>> Begin SUPPLIED DATA

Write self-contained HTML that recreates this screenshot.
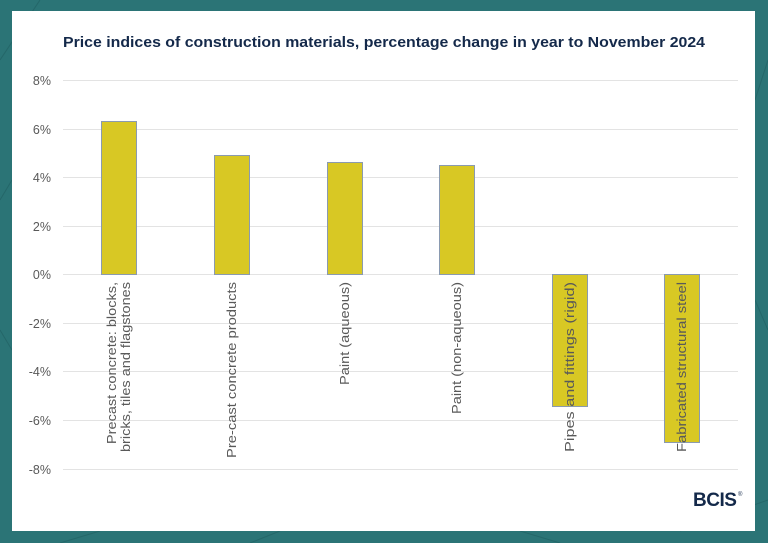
<!DOCTYPE html>
<html><head><style>
html,body{margin:0;padding:0;width:768px;height:543px;overflow:hidden;background:#2a7476;}
</style></head><body>
<svg width="768" height="543" xmlns="http://www.w3.org/2000/svg" font-family="Liberation Sans, sans-serif">
<rect width="768" height="543" fill="#2b7476"/>
<g stroke="#236466" stroke-width="1" fill="none" opacity="0.8">
<path d="M0 60 L40 0 M0 200 L12 180 M0 330 L12 350 M755 100 L768 60 M755 300 L768 330 M60 543 L100 531 M250 543 L280 531 M520 531 L560 543 M680 531 L768 500"/>
</g>
<rect x="12" y="11" width="743" height="520" fill="#ffffff"/>
<text x="63" y="47" font-size="14.5" font-weight="bold" fill="#14294a" textLength="642" lengthAdjust="spacingAndGlyphs">Price indices of construction materials, percentage change in year to November 2024</text>
<g stroke="#e3e3e3" stroke-width="1">
<line x1="63" x2="738" y1="80.5" y2="80.5"/>
<line x1="63" x2="738" y1="129.5" y2="129.5"/>
<line x1="63" x2="738" y1="177.5" y2="177.5"/>
<line x1="63" x2="738" y1="226.5" y2="226.5"/>
<line x1="63" x2="738" y1="274.5" y2="274.5"/>
<line x1="63" x2="738" y1="323.5" y2="323.5"/>
<line x1="63" x2="738" y1="371.5" y2="371.5"/>
<line x1="63" x2="738" y1="420.5" y2="420.5"/>
<line x1="63" x2="738" y1="469.5" y2="469.5"/>
</g>
<g font-size="12.5" fill="#595959" text-anchor="end">
<text x="51" y="85">8%</text><text x="51" y="134">6%</text><text x="51" y="182">4%</text><text x="51" y="231">2%</text><text x="51" y="279">0%</text><text x="51" y="328">-2%</text><text x="51" y="376">-4%</text><text x="51" y="425">-6%</text><text x="51" y="474">-8%</text>
</g>
<g fill="#d8c824" stroke="#8a9ab0" stroke-width="1">
<rect x="101.5" y="121.5" width="35" height="153"/>
<rect x="214.5" y="155.5" width="35" height="119"/>
<rect x="327.5" y="162.5" width="35" height="112"/>
<rect x="439.5" y="165.5" width="35" height="109"/>
<rect x="552.5" y="274.5" width="35" height="132"/>
<rect x="664.5" y="274.5" width="35" height="168"/>
</g>
<g font-size="12.5" fill="#595959" text-anchor="end">
<text transform="translate(116,282) rotate(-90)" textLength="162" lengthAdjust="spacingAndGlyphs">Precast concrete: blocks,</text>
<text transform="translate(130,282) rotate(-90)" textLength="170" lengthAdjust="spacingAndGlyphs">bricks, tiles and flagstones</text>
<text transform="translate(236,282) rotate(-90)" textLength="176" lengthAdjust="spacingAndGlyphs">Pre-cast concrete products</text>
<text transform="translate(349,282) rotate(-90)" textLength="103" lengthAdjust="spacingAndGlyphs">Paint (aqueous)</text>
<text transform="translate(461,282) rotate(-90)" textLength="132" lengthAdjust="spacingAndGlyphs">Paint (non-aqueous)</text>
<text transform="translate(574,282) rotate(-90)" textLength="170" lengthAdjust="spacingAndGlyphs">Pipes and fittings (rigid)</text>
<text transform="translate(686,282) rotate(-90)" textLength="170" lengthAdjust="spacingAndGlyphs">Fabricated structural steel</text>
</g>
<text x="693" y="506" font-size="19" font-weight="bold" fill="#14294a" letter-spacing="-0.5">BCIS</text>
<text x="738" y="496" font-size="6" fill="#14294a">®</text>
</svg>
</body></html>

>> End SUPPLIED DATA

• [TASK DESCRIPTION]: The data above should be repeated exactly, minus any pictures.

• [THE OUTPUT]:
Write self-contained HTML that recreates this screenshot.
<!DOCTYPE html>
<html><head><style>
html,body{margin:0;padding:0;width:768px;height:543px;overflow:hidden;background:#2a7476;}
</style></head><body>
<svg width="768" height="543" xmlns="http://www.w3.org/2000/svg" font-family="Liberation Sans, sans-serif">
<rect width="768" height="543" fill="#2b7476"/>
<g stroke="#236466" stroke-width="1" fill="none" opacity="0.8">
<path d="M0 60 L40 0 M0 200 L12 180 M0 330 L12 350 M755 100 L768 60 M755 300 L768 330 M60 543 L100 531 M250 543 L280 531 M520 531 L560 543 M680 531 L768 500"/>
</g>
<rect x="12" y="11" width="743" height="520" fill="#ffffff"/>
<text x="63" y="47" font-size="14.5" font-weight="bold" fill="#14294a" textLength="642" lengthAdjust="spacingAndGlyphs">Price indices of construction materials, percentage change in year to November 2024</text>
<g stroke="#e3e3e3" stroke-width="1">
<line x1="63" x2="738" y1="80.5" y2="80.5"/>
<line x1="63" x2="738" y1="129.5" y2="129.5"/>
<line x1="63" x2="738" y1="177.5" y2="177.5"/>
<line x1="63" x2="738" y1="226.5" y2="226.5"/>
<line x1="63" x2="738" y1="274.5" y2="274.5"/>
<line x1="63" x2="738" y1="323.5" y2="323.5"/>
<line x1="63" x2="738" y1="371.5" y2="371.5"/>
<line x1="63" x2="738" y1="420.5" y2="420.5"/>
<line x1="63" x2="738" y1="469.5" y2="469.5"/>
</g>
<g font-size="12.5" fill="#595959" text-anchor="end">
<text x="51" y="85">8%</text><text x="51" y="134">6%</text><text x="51" y="182">4%</text><text x="51" y="231">2%</text><text x="51" y="279">0%</text><text x="51" y="328">-2%</text><text x="51" y="376">-4%</text><text x="51" y="425">-6%</text><text x="51" y="474">-8%</text>
</g>
<g fill="#d8c824" stroke="#8a9ab0" stroke-width="1">
<rect x="101.5" y="121.5" width="35" height="153"/>
<rect x="214.5" y="155.5" width="35" height="119"/>
<rect x="327.5" y="162.5" width="35" height="112"/>
<rect x="439.5" y="165.5" width="35" height="109"/>
<rect x="552.5" y="274.5" width="35" height="132"/>
<rect x="664.5" y="274.5" width="35" height="168"/>
</g>
<g font-size="12.5" fill="#595959" text-anchor="end">
<text transform="translate(116,282) rotate(-90)" textLength="162" lengthAdjust="spacingAndGlyphs">Precast concrete: blocks,</text>
<text transform="translate(130,282) rotate(-90)" textLength="170" lengthAdjust="spacingAndGlyphs">bricks, tiles and flagstones</text>
<text transform="translate(236,282) rotate(-90)" textLength="176" lengthAdjust="spacingAndGlyphs">Pre-cast concrete products</text>
<text transform="translate(349,282) rotate(-90)" textLength="103" lengthAdjust="spacingAndGlyphs">Paint (aqueous)</text>
<text transform="translate(461,282) rotate(-90)" textLength="132" lengthAdjust="spacingAndGlyphs">Paint (non-aqueous)</text>
<text transform="translate(574,282) rotate(-90)" textLength="170" lengthAdjust="spacingAndGlyphs">Pipes and fittings (rigid)</text>
<text transform="translate(686,282) rotate(-90)" textLength="170" lengthAdjust="spacingAndGlyphs">Fabricated structural steel</text>
</g>
<text x="693" y="506" font-size="19" font-weight="bold" fill="#14294a" letter-spacing="-0.5">BCIS</text>
<text x="738" y="496" font-size="6" fill="#14294a">®</text>
</svg>
</body></html>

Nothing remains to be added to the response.